What is harder to take is that these disreputable organisms are our kinfolk. The fungi are not plants at all; they are closer to the animals—to us. We always suspected it, after all. They don’t move the way we do, but some of them, the most visible ones, grow so large and are so complex it almost seems a sign of animal life: the mushroom big as a human fist found on your lawn the day after a rain, for example. I have a vivid childhood memory: something smooth and white nesting in the grass, the size and shape of a chicken egg, hard-boiled and peeled. It was not an egg, however; my dog evinced no interest in it. Something about it made me reluctant to touch it. It had no smell, but somehow it reminded me of dog feces, or perhaps merely the Platonic form of disgust. The weird notion that it was an eyeball crossed my mind, and I went so far as to turn it over with a twig, looking for an iris. It was this operation that revealed its true nature, for it tore open under the stick and revealed, first, the stringy origami I associated with the insides of some mushrooms. The other thing this tearing revealed was the smell, which had hitherto been undetectable: the smell of rotten flesh.

Or maybe their overnight appearances simply seem like a sinister kind of magic. Toadstools, elves.

It is not only plants that live in symbiosis with fungi. We animals do it too. We do not like to think about this, because we have for so long conceived of microbes as unclean things, as invaders. But of course we have always been symbionts, dependent on the microbes in our guts to digest our food. We have colonies of fungus inside us. A so-called yeast infection is really an imbalance. It is not a problem that the yeasts are in the human body—they always are. It’s a problem that their numbers have, because of some teetering of the pH level, exceeded their usual bounds. It is a natural thing to share our bodies with them, and with all manner of other organisms. As a tree is not simply a tree, we are not simply what we think we are.

Which is not to exonerate them all. Plenty of fungi are pure parasites, and these have invaded almost every form of life. There are specialized fungal parasites of single-celled diatoms and even of other fungi, and some of these cause serious harm. The rust on my red cedar tree was bad for it; it must have been even worse for the apple trees in the neighborhood, for the leaves of the apple are slowly pierced through by the rust, until spore-shooting orange masts sprout from their undersides. The fruit of the apple, too, may be ruined, its hide marred by soft brown patches.

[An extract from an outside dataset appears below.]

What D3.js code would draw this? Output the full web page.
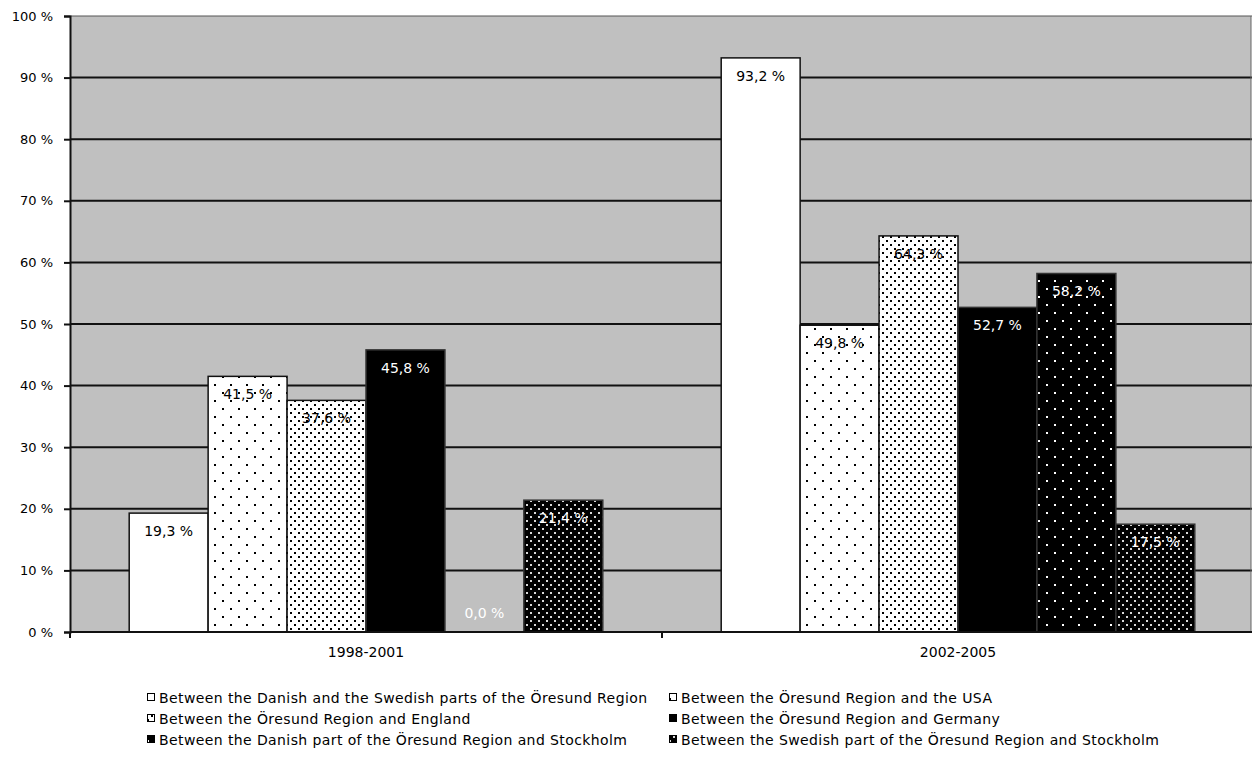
<!DOCTYPE html>
<html>
<head>
<meta charset="utf-8">
<script src="https://cdn.jsdelivr.net/npm/d3@7/dist/d3.min.js"></script>
<style>
  html, body { margin: 0; padding: 0; background: #fff; }
  svg { display: block; }
  text { font-family: "DejaVu Sans", sans-serif; fill: #000; }
</style>
</head>
<body>
<svg id="chart" width="1252" height="764"></svg>
<script>
// Periods on the x axis
const periods = ["1998-2001", "2002-2005"];

// Series names (legend order)
const seriesNames = [
  "Between the Danish and the Swedish parts of the Öresund Region",
  "Between the Öresund Region and the USA",
  "Between the Öresund Region and England",
  "Between the Öresund Region and Germany",
  "Between the Danish part of the Öresund Region and Stockholm",
  "Between the Swedish part of the Öresund Region and Stockholm"
];

// Share (%) per series, one value per period
const danishSwedish = [19.3, 93.2];
const usa           = [41.5, 49.8];
const england       = [37.6, 64.3];
const germany       = [45.8, 52.7];
const danishStockholm  = [0.0, 58.2];
const swedishStockholm = [21.4, 17.5];

const seriesValues = [danishSwedish, usa, england, germany, danishStockholm, swedishStockholm];

// Y axis ticks
const yTicks = [0, 10, 20, 30, 40, 50, 60, 70, 80, 90, 100];

const svg = d3.select("#chart");
const plot = { left: 70, top: 16, right: 1254, bottom: 632 };

// Fill patterns: plain white, sparse dots, dense dots, black, black w/ sparse dots, black w/ dense dots
const defs = svg.append("defs");
function dotPattern(id, bg, dot, size) {
  const p = defs.append("pattern")
    .attr("id", id).attr("patternUnits", "userSpaceOnUse")
    .attr("width", size).attr("height", size);
  p.append("rect").attr("width", size).attr("height", size).attr("fill", bg);
  p.append("rect").attr("x", 0).attr("y", 0).attr("width", 2).attr("height", 2).attr("fill", dot);
  p.append("rect").attr("x", size / 2).attr("y", size / 2).attr("width", 2).attr("height", 2).attr("fill", dot);
}
dotPattern("sparseBlack", "#fff", "#000", 16);
dotPattern("denseBlack", "#fff", "#000", 8);
dotPattern("sparseWhite", "#000", "#fff", 16);
dotPattern("denseWhite", "#000", "#d8d8d8", 8);

const fills = ["#fff", "url(#sparseBlack)", "url(#denseBlack)", "#000", "url(#sparseWhite)", "url(#denseWhite)"];
const labelColors = ["#000", "#000", "#000", "#fff", "#fff", "#fff"];

// Scales
const x0 = d3.scaleBand().domain(periods).range([plot.left, plot.right]).paddingInner(0).paddingOuter(0);
const x1 = d3.scaleBand().domain(d3.range(seriesNames.length)).range([0, x0.bandwidth()])
  .paddingInner(0).paddingOuter(0.75);
const y = d3.scaleLinear().domain([0, 100]).range([plot.bottom, plot.top]);

// Plot background
svg.append("rect")
  .attr("x", plot.left).attr("y", plot.top)
  .attr("width", 1251 - plot.left).attr("height", plot.bottom - plot.top)
  .attr("fill", "#c0c0c0");

// Horizontal gridlines
svg.append("g").selectAll("line")
  .data(yTicks.filter(t => t > 0))
  .join("line")
  .attr("x1", plot.left).attr("x2", 1252)
  .attr("y1", d => y(d)).attr("y2", d => y(d))
  .attr("stroke", d => d === 100 ? "#555" : "#111")
  .attr("stroke-width", d => d === 100 ? 1 : 2);

// Right edge of the plot area
svg.append("line")
  .attr("x1", 1251).attr("x2", 1251).attr("y1", plot.top).attr("y2", plot.bottom)
  .attr("stroke", "#666").attr("stroke-width", 1);

// Bars
const fmt = v => d3.format(".1f")(v).replace(".", ",") + " %";
const groups = svg.append("g").selectAll("g")
  .data(periods)
  .join("g")
  .attr("transform", d => `translate(${x0(d)},0)`);

groups.selectAll("rect")
  .data((p, pi) => seriesValues.map((vals, si) => ({ si, v: vals[pi] })))
  .join("rect")
  .attr("x", d => x1(d.si))
  .attr("y", d => y(d.v))
  .attr("width", x1.bandwidth())
  .attr("height", d => y(0) - y(d.v))
  .attr("fill", d => fills[d.si])
  .attr("stroke", d => d.v > 0 ? (d.si >= 3 ? "#333" : "#111") : "none")
  .attr("stroke-width", 1.5);

// Value labels inside the bar tops
groups.selectAll("text")
  .data((p, pi) => seriesValues.map((vals, si) => ({ si, v: vals[pi] })))
  .join("text")
  .attr("x", d => x1(d.si) + x1.bandwidth() / 2)
  .attr("y", d => Math.min(y(d.v) + 18, y(0) - 19))
  .attr("dy", "0.35em")
  .attr("text-anchor", "middle")
  .style("font-size", "14px")
  .style("fill", d => labelColors[d.si])
  .text(d => fmt(d.v));

// Y axis
const yAxis = d3.axisLeft(y).tickValues(yTicks).tickSize(6).tickPadding(11)
  .tickFormat(d => d + " %");
const gy = svg.append("g").attr("transform", `translate(${plot.left},0)`).call(yAxis);
gy.select(".domain").attr("stroke", "#111").attr("stroke-width", 2);
gy.selectAll(".tick line").attr("stroke", "#111").attr("stroke-width", 2);
gy.selectAll(".tick text").style("font-size", "13px").style("font-family", "DejaVu Sans").attr("fill", "#000");

// X axis
const xAxis = d3.axisBottom(x0).tickSize(0).tickPadding(15);
const gx = svg.append("g").attr("transform", `translate(0,${plot.bottom})`).call(xAxis);
gx.select(".domain").remove();
gx.selectAll(".tick text").style("font-size", "14px").style("font-family", "DejaVu Sans").attr("fill", "#000");
svg.append("line")
  .attr("x1", plot.left).attr("x2", 1252).attr("y1", plot.bottom).attr("y2", plot.bottom)
  .attr("stroke", "#111").attr("stroke-width", 2);
// Category separator ticks
svg.append("g").selectAll("line")
  .data(periods)
  .join("line")
  .attr("x1", d => x0(d)).attr("x2", d => x0(d))
  .attr("y1", plot.bottom).attr("y2", plot.bottom + 6)
  .attr("stroke", "#111").attr("stroke-width", 2);

// Legend: two columns, three rows
const legendCols = [147, 669];
const legendRows = [698, 719, 740];
const legend = svg.append("g").selectAll("g")
  .data(seriesNames)
  .join("g")
  .attr("transform", (d, i) => `translate(${legendCols[i % 2]},${legendRows[Math.floor(i / 2)]})`);
legend.append("rect")
  .attr("x", 0.5).attr("y", -4.5).attr("width", 7).attr("height", 7)
  .attr("fill", (d, i) => fills[i])
  .attr("stroke", "#000").attr("stroke-width", 1);
legend.append("text")
  .attr("x", 12).attr("dy", "0.35em")
  .style("font-size", "14px")
  .style("letter-spacing", "0.4px")
  .text(d => d);
</script>
</body>
</html>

So, too, with the human form. There are fungi to make the feet and the testicles itch, fungi to discolor and deform the fingernails. And there are neighborly fungi content to live within us unobserved, but which will blossom, in the case of a ruined immune system, into devouring sores inside and out. It is a common enough way for people with AIDS to die.

Two years have passed since the last time our red cedar was dazzling in its orange jewelry. The next year we waited in vain for another blooming of that odd fungus life. We had trimmed the galls off where we could reach, hoping to save the tree, but it wasn’t our earthbound efforts that drove them away. We could still see dozens of them higher up, dry and drab, refusing to bloom. This is the way of the rust. It dies on apple trees, but on red cedar it can persist, give its life to the wind, or leave its old self to rot.

Our tree grows shaggier, more patched with vanilla and auburn. Within the greenery that remains I can reach dozens of lifeless branches. A good yank is sure to be rewarded with the crack of dead wood. The whole tree is ugly now, truth to tell. It reminds me of nothing so much as the shaggy head of a neglected old man.

Not that I neglect the tree. I prune; I am doing what I can to save its life.